Venerdì, 20 agosto, Custonaci, Belvedere Giardini Comunali, ore 21.00
Domenica, 22 agosto, Teatro Antico, alba, ore 05.00
PROCESSO A MEDEA Progetto SEGESTA
Maria Letizia Compatangelo
Regia
Elena Bucci e Maria Letizia Compatangelo
Con
Elena Bucci
Musiche
Germano Mazzocchetti
Produzione
Teatro della Città
Note
Come recita il titolo, questo monologo ha a che fare con la giustizia e con il mito e sul perché, su Medea più che su altri personaggi del mito, forse anche più di Edipo ed Antigone (che hanno peraltro molto a che fare con il concetto stesso di giustizia: umana, naturale e divina), si sia scritto e si continui a scrivere nei secoli in modo incessante. La storia di Medea sembra un baratro sul quale tutti continuiamo ad affacciarci inorriditi per arretrare subito dopo, cercando di cancellarlo. Forse perché il sentimento materno – molto enfatizzato dalla società patriarcale – non tollera questa opzione.
O forse perché la Grande Madre, la cui memoria è ancora viva nel genere umano, non ammette tra le scelte possibili quella di Medea. E infatti su Medea hanno scritto essenzialmente gli uomini. Quando sono le donne a scrivere, è palese e quasi naturale, ineludibile, il tentativo di edulcorare e trovare giustificazioni che non possono esserci. È un personaggio grande, immenso, che travalica il mito e al quale, al di là di ogni considerazione personale, la regista ha ritenuto giusto attribuire lo status di individuo. Con le sue colpe e la sua verità. La Medea di Maria Letizia Compatangelo è una Medea tormentata, che si interroga. È stanca di tanto parlare della sua vicenda e vorrebbe solo farla finita.

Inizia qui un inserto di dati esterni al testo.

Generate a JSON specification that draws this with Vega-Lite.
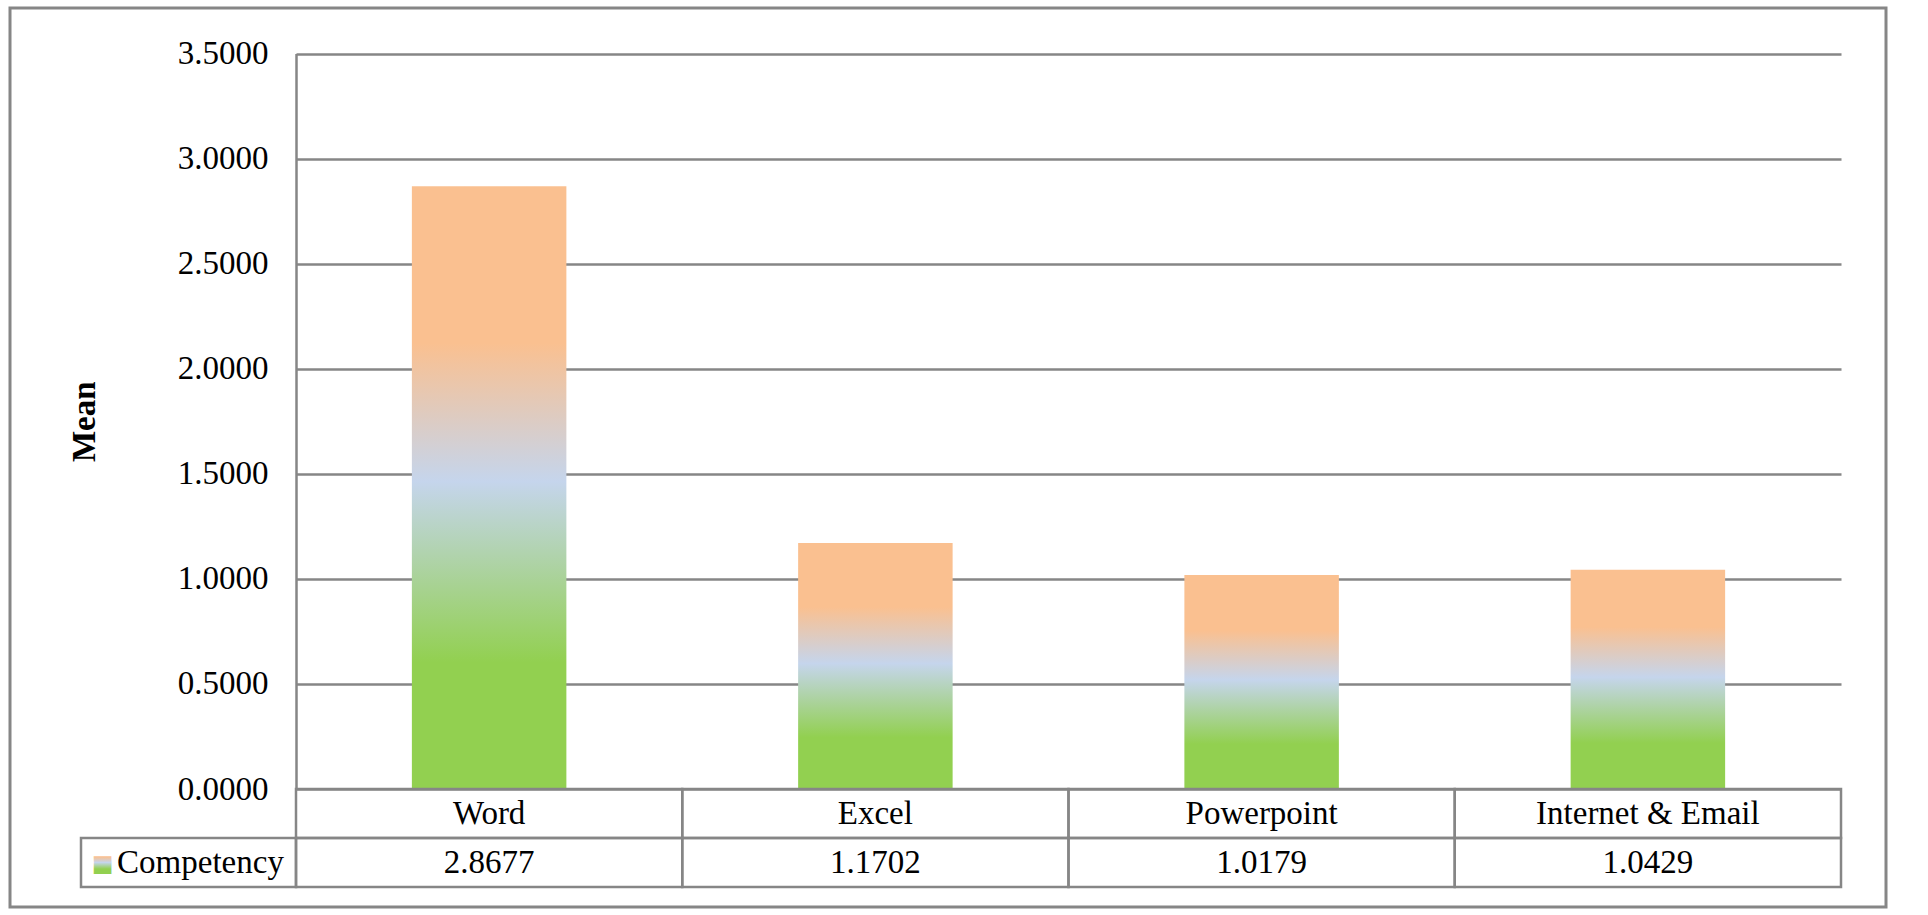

Una Medea moderna. Non una reinterpretazione: è proprio lei, quella Medea, che non rinnega e non nega ciò che ha fatto e vive nel nostro tempo. Una regina millenaria che non può morire, finché il ricordo delle sue azioni rimarrà vivo tra i viventi. Una donna delusa e disincantata, che torna lirica e appassionata solo quando parla del giovane greco dai capelli chiari e lo sguardo da eroe sventurato, di come se ne innamorò perdutamente e lo salvò, dei tempi felici del viaggio su Argo. Una donna che ha imparato molto nel corso dei secoli e che ora si interroga con distacco e ironia; provoca e analizza in modo molto moderno, certo, ma non c’è da stupirsi, essendo arrivata sino a noi. Suo malgrado.
Oggi esige il suo processo. È lucida, analitica, pungente: una Medea che anela soltanto il silenzio, una parola finale, condanna o assoluzione, anche a costo di essere scaraventata nel Tartaro.
Ma si renderà conto, alla fine, del perché questo non è possibile. E che è stata proprio lei ad accendere la miccia di un incendio che da allora continua ad ardere.